Подобно тому как живопись и поэзия позволяли передать ускоряющийся темп эпохи, фотография – и кинематограф как ее производное – давали новые мощные средства для изображения скорости, присущей модерну[39]. К середине XIX века появилось множество оптических устройств, которые могли производить впечатление движения: кинеографы (flip books), волшебные фонари, праксиноскоп (вращающийся барабан, отражавший нарисованные изображения на расположенное в центре многоугольное зеркало, которое позволяло зрителю видеть движущуюся полосу изображений) и другие, более поздние, более современные изобретения, такие, как кинетоскоп Томаса Эдисона – аппарат с глазком для просмотра фотографий. Все эти вращающиеся приспособления основывались на том, что ученые и изобретатели назвали «инерцией зрительного восприятия» – она позволяет зрителю удерживать в сознании быстро сменяющиеся картинки и воспринимать эту смену как процесс движения. Однако одна из трудностей в создании этих ранних изображений движения проистекала из того факта, что ни ученые, ни художники не представляли себе, как зафиксировать истинную траекторию и форму быстро перемещающегося объекта, будь то бегущий человек, скачущая лошадь или летящий диск.

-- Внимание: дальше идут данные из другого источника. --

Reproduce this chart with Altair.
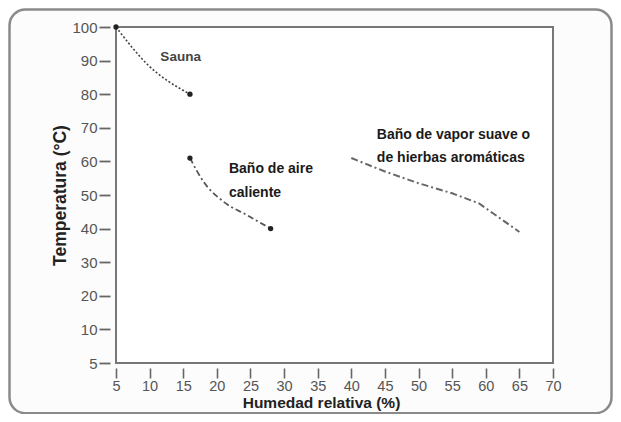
import altair as alt
import pandas as pd

# Data
sauna_x = [5, 9.6, 16]
sauna_y = [100, 89, 80]
aire_x = [16, 18, 21, 24.5, 28]
aire_y = [61, 54, 48, 44, 40]
vapor_x = [40, 45, 50, 55, 59, 65]
vapor_y = [61, 57, 53.5, 50.5, 47.5, 39]

dot_x = [5, 16, 16, 28]
dot_y = [100, 80, 61, 40]

y_ticks = [0, 10, 20, 30, 40, 50, 60, 70, 80, 90, 100]
x_ticks = [5, 10, 15, 20, 25, 30, 35, 40, 45, 50, 55, 60, 65, 70]

small_label = ["Sauna"]
small_label_x = [11.6]
small_label_y = [91]

big_labels = ["Baño de aire", "caliente", "Baño de vapor suave o", "de hierbas aromáticas"]
big_labels_x = [21.8, 21.8, 43.8, 43.8]
big_labels_y = [57.8, 50.6, 68, 61]

sauna = pd.DataFrame({"x": sauna_x, "y": sauna_y})
aire = pd.DataFrame({"x": aire_x, "y": aire_y})
vapor = pd.DataFrame({"x": vapor_x, "y": vapor_y})
dots = pd.DataFrame({"x": dot_x, "y": dot_y})
small = pd.DataFrame({"t": small_label, "x": small_label_x, "y": small_label_y})
big = pd.DataFrame({"t": big_labels, "x": big_labels_x, "y": big_labels_y})

xs = alt.Scale(domain=[5, 70], nice=False, zero=False)
ys = alt.Scale(domain=[0, 100], nice=False, zero=False)

x_axis = alt.Axis(
    title="Humedad relativa (%)", values=x_ticks, domain=False, grid=False,
    offset=5, tickSize=10, tickWidth=1.6, tickColor="#666", labelPadding=1,
    labelFontSize=14.5, labelColor="#555", labelFont="Liberation Sans",
    labelOverlap=False, labelFlush=False,
    titleFont="Liberation Sans", titleFontSize=15.5, titleFontWeight="bold",
    titleColor="#222", titlePadding=3, titleX=205, zindex=2,
)
y_axis = alt.Axis(
    title="Temperatura (°C)", values=y_ticks, domain=False, grid=False,
    offset=6, tickSize=11, tickWidth=1.8, tickColor="#666", labelPadding=2,
    labelFontSize=15, labelColor="#555", labelFont="Liberation Sans",
    labelOverlap=False, labelFlush=False,
    labelExpr="datum.value == 0 ? '5' : datum.label",
    titleFont="Liberation Sans", titleFontSize=17.5, titleFontWeight="bold",
    titleColor="#222", titlePadding=2, zindex=2,
)

X = alt.X("x:Q", scale=xs, axis=x_axis)
Y = alt.Y("y:Q", scale=ys, axis=y_axis)

one = pd.DataFrame({"a": [0]})

frame = alt.Chart(one).mark_rect(
    fill="#fcfcfc", stroke="#8a8a8a", strokeWidth=2.5, cornerRadius=16, clip=False
).encode(
    x=alt.value(-106.5), x2=alt.value(495.5), y=alt.value(-17.5), y2=alt.value(386.2)
)

inner = alt.Chart(one).mark_rect(fill="white", stroke="#777", strokeWidth=2).encode(
    x=alt.value(0), x2=alt.value(437), y=alt.value(0), y2=alt.value(336)
)

l_sauna = alt.Chart(sauna).mark_line(
    color="#444", strokeWidth=1.6, strokeDash=[2, 2], interpolate="monotone"
).encode(x=X, y=Y)
l_aire = alt.Chart(aire).mark_line(
    color="#555", strokeWidth=1.8, strokeDash=[6, 3, 2, 3], interpolate="monotone"
).encode(x=X, y=Y)
l_vapor = alt.Chart(vapor).mark_line(
    color="#666", strokeWidth=2, strokeDash=[7, 3, 2, 3]
).encode(x=X, y=Y)
pts = alt.Chart(dots).mark_circle(color="#222", size=28, opacity=1).encode(x=X, y=Y)

t_small = alt.Chart(small).mark_text(
    align="left", baseline="middle", font="Liberation Sans", fontSize=13.5,
    fontWeight="bold", color="#444"
).encode(x=X, y=Y, text="t:N")
t_big = alt.Chart(big).mark_text(
    align="left", baseline="middle", font="Liberation Sans", fontSize=14,
    fontWeight="bold", color="#1a1a1a"
).encode(x=X, y=Y, text="t:N")

chart = alt.layer(
    frame, inner, l_sauna, l_aire, l_vapor, pts, t_small, t_big
).properties(
    width=437, height=336,
    autosize=alt.AutoSizeParams(type="none"),
    padding={"left": 108, "top": 19, "right": 60, "bottom": 51},
).configure_view(
    strokeWidth=0
).configure_axis(
    labelOverlap=False
).configure(background="white")

chart.save("out.html", embed_options={"renderer": "svg", "actions": False})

Человеческий глаз может ухватить скорость лишь до определенных пределов.
Вклад в эту область исследований движения внесли французский физиолог Этьен-Жюль Марей и американский фотограф Эдвард Майбридж. В 1870-х годах они начали проводить фотографические эксперименты по фиксации быстрого движения. Они снимали один из самых распространенных символов скорости XIX века – скачущую лошадь, пытаясь понять, есть ли в ее беге момент, когда все четыре копыта одновременно оторваны от земли. Для этого Марей и Майбридж создали «фотографические револьверы» – камеры, которые могли снимать быстрыми «очередями», запечатлевая разные стадии одного движения. Марей развил эту фотографическую технику в то, что он впоследствии назвал «хронофотографией», или фотографией во времени, которая, по его мнению, могла дать более точное изображение движения человека и животных, нежели доступное невооруженному человеческому глазу. Фотографии Марея и Майбриджа не только подтвердили, что лошади действительно отрывают все четыре копыта от земли, когда бегут галопом, но и послужили стимулами для последующих визуальных исследований движения, таких как «фотодинамизм» итальянского футуриста Антона Брагальи, который создавал единый континуум движения, быстро перемещая фигуры или объекты перед камерой с открытым затвором[40].